2017 M05 5
Tu sembles très libre sur ce nouvel album, est-ce de ne rentrer dans aucun moule qui t’a inspiré le titre No Shape (« sans forme » en français) ?
J’essaie en tout cas autant que possible d’être libre. Cela veut aussi dire transcender la forme, quitter son corps. Ce titre peut évoquer la mort et la spiritualité. J’ai fabriqué ma propre religion qui est plutôt conceptuelle. Je pense que des énergies connectent tout, sans aucun jugement, et cela me permet d’avoir l’impression qu’on veille sur moi, d’une façon biologique. J’ai toujours aimé le chant dans les églises mais je ne me suis jamais senti autorisé à en faire partie. Alors pour moi, cet album est aussi pour ceux qui se sentent exclus de cela.
Cet album est très intime et pourtant, tu as trouvé de l’espace pour inviter en featuring Weyes Blood. Pourquoi l’avoir choisie ?
Je n’écoute plus la musique de la même façon depuis que j’en fais. Mais avec elle, je redevenais un adolescent. J’écoutais ses chansons en boucle, comme un fan obsessionnel. Je suis très heureux de cette chanson car on a chacun écrit nos textes et nos mélodies et c’est devenu comme une conversation entre nous deux.

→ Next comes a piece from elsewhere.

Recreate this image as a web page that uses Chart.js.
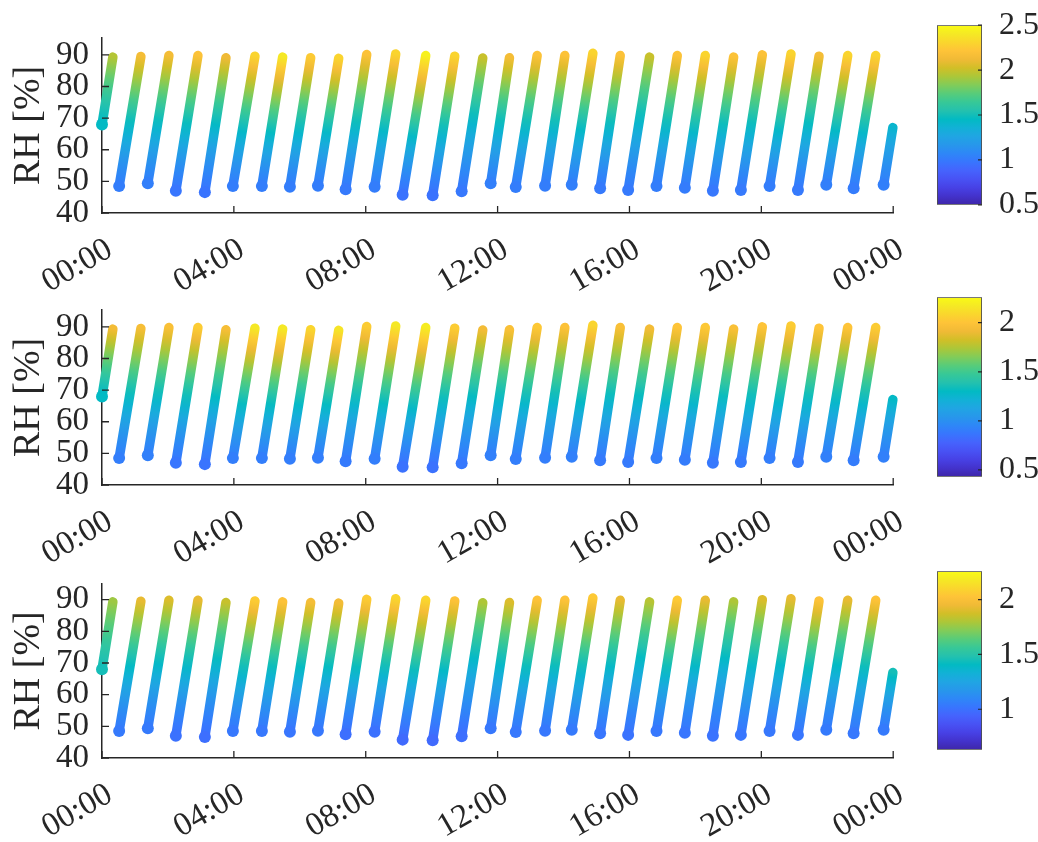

« J’aime Freddy Krueger car il a malgré tout un sens de l’humour, violent et vulgaire. »
Il y a une vraie douceur dans cette musique, pourtant tu cites pour cet album l’influence du terrifiant Freddy Krueger…
Quand quelque chose m’effraie, je me mets à me renseigner dessus et ça m’attire. J’aime Freddy Krueger car il a malgré tout un sens de l’humour, violent et vulgaire. J’ai construit toute ma vie en étant un outsider, il y a une magie à en être un, on joue avec d’autres règles que les autres. La plupart des musiciens que j’admire se sentaient comme des outsiders. Nina Simone est probablement la musicienne que j’admire le plus. Chacune de ses chansons est un chant de protestation et même quand ce sont des chansons d’amour, elles sont un vrai combat.

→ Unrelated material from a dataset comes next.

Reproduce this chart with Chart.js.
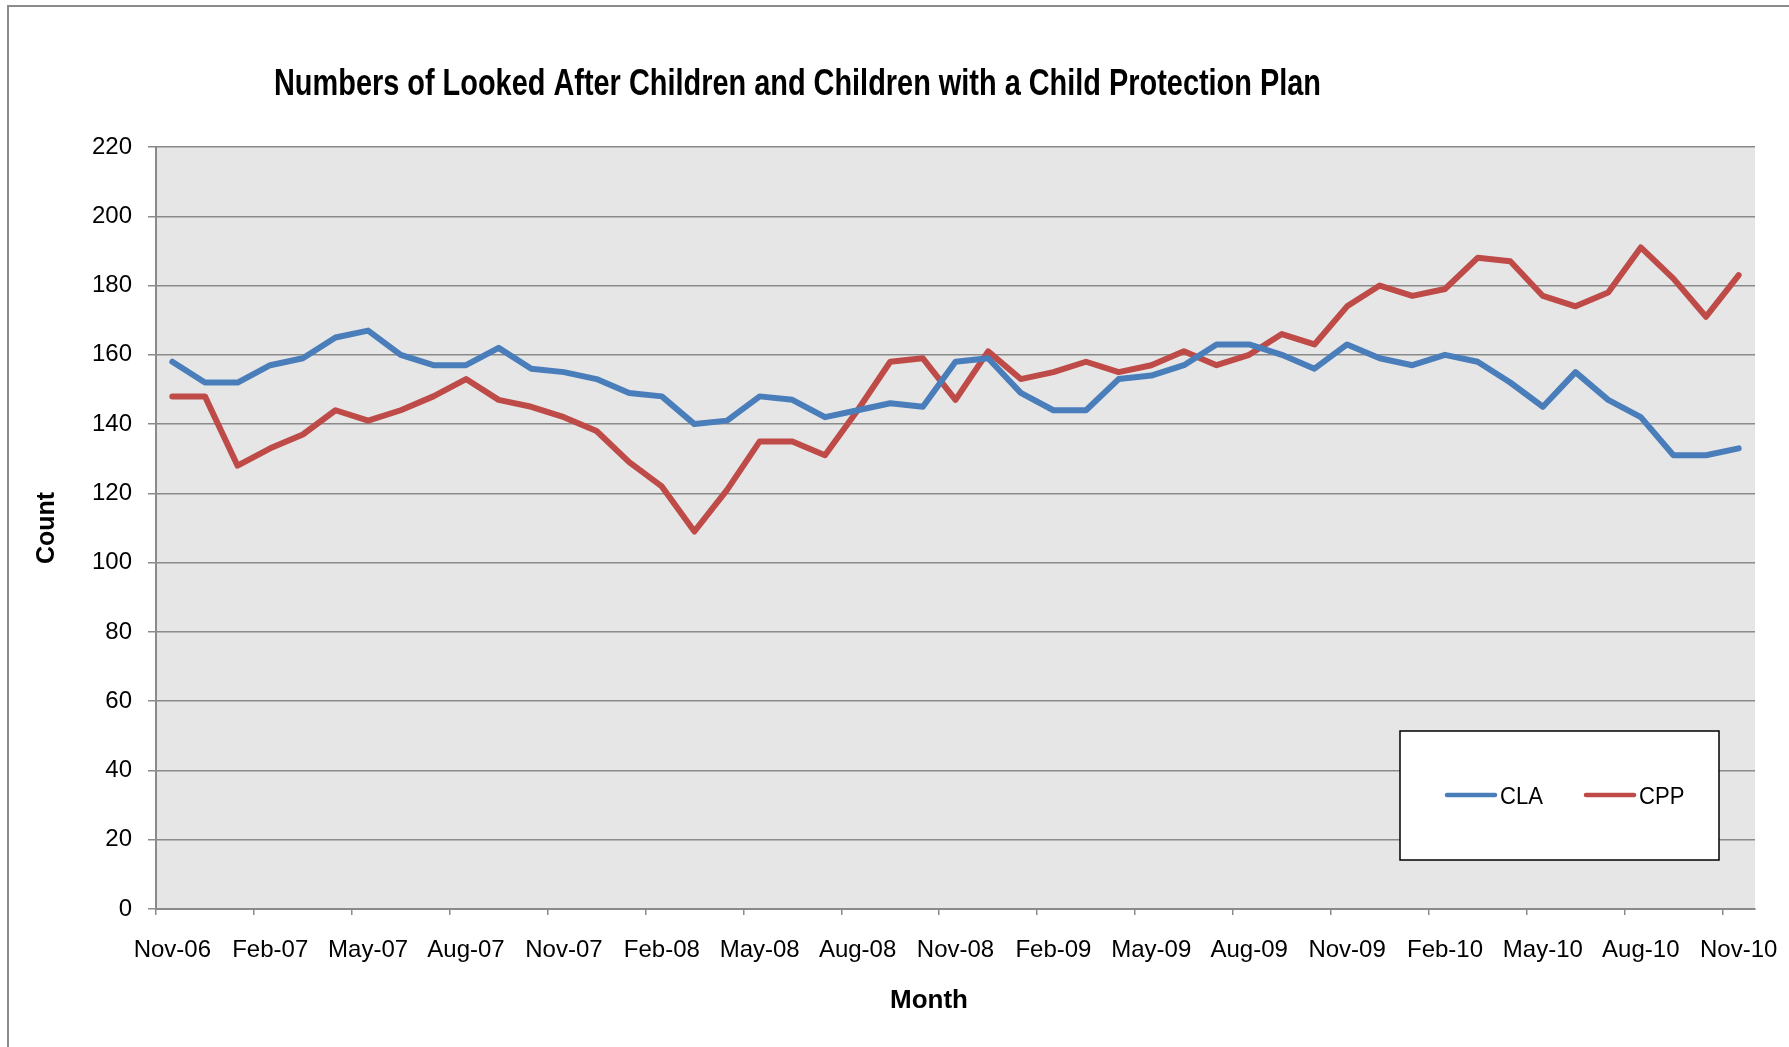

« Je sais qu’il existe des gens très homophobes aux États-Unis […]. Des lois me protégeaient mais ce ne sera plus le cas. »
Ressens-tu le besoin de te battre avec Trump au pouvoir ?

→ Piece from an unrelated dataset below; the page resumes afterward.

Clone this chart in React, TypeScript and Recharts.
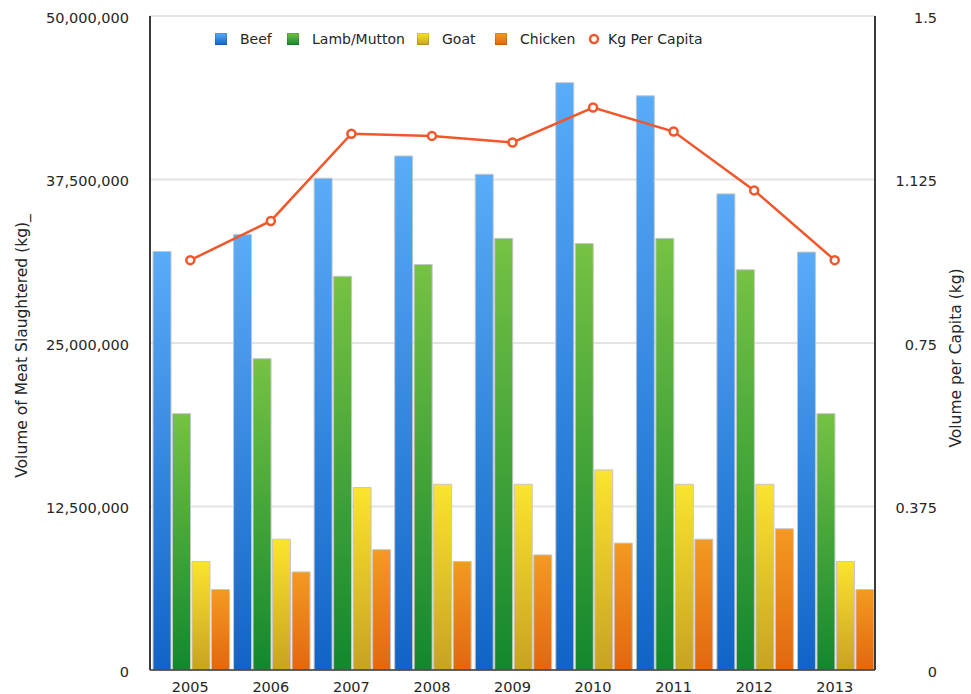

Certainement et ça ne risque pas de s’arranger. Je ne me suis jamais senti complètement en sécurité, je sais qu’il existe des gens très homophobes aux États-Unis mais avant je pouvais me tenir à distance d’eux, rester en ville entouré par une bulle de gens bienveillants. Des lois me protégeaient mais ce ne sera plus le cas.
À quoi ressemble une journée type d’écriture chez toi ?
J’ai déménagé dans une petite ville à 45 minutes de Seattle où je ne connais personne à part mon copain et mon chien. On a loué une maison, comme ça je peux expérimenter sans que les murs aient des oreilles. J’ai souvent besoin d’être dans un contexte un peu dramatique : j’éteins mon téléphone et chante toute la journée. J’ai expérimenté de nouvelles choses. J’ai beaucoup pensé à Elvis Presley et Bruce Springsteen et je me suis demandé ce qui se passerait si je m’inspirais de la confiance qu’ils ont en eux-mêmes et que je n’ai jamais moi-même ressentie en grandissant. C’est excitant de prétendre ressentir la même chose qu’eux. C’est aussi un vrai stéréotype hétérosexuel que de ne pas remettre en question cette assurance.
« Rien de bon ne peut sortir de la cocaïne. »
Te souviens-tu du moment où tu as eu assez confiance en toi pour te lancer dans la musique ?
J’étais déjà plutôt vieux, puisque j’avais 25 ans. Je n’ai pas grandi en chantant ou en écrivant de la musique, c’est venu subitement quand j’ai écrit ma première chanson et que je l’ai accompagnée d’une vidéo. Je venais d’arrêter l’alcool et les drogues et j’avais toutes ces émotions et tous ces sentiments comme coincés, enterrés par ces substances. Je me suis retrouvé avec un brouhaha dans la tête et nulle part où le mettre. Alors, j’ai fait une chanson et je me suis senti vrai. Je ne suis pas contre l’alcool et la drogue, ça peut être drôle ou soigner certaines personnes, mais pour moi c’était un grand vide, rien de bon ne peut sortir de la cocaïne.
Quels sont les textes que tu aimerais que les gens retiennent sur ce disque ?
J’aime beaucoup « They won’t break the shape we take » [ils ne briseront pas la forme que nous prenons, nldr]. Ce qui veut dire pour moi que quand un amour est fort, personne ne peut t’atteindre.
Perfume Genius, « No Shape » (Matador) le 5 mai. En concert au festival We Love Green le 11 juin à Paris.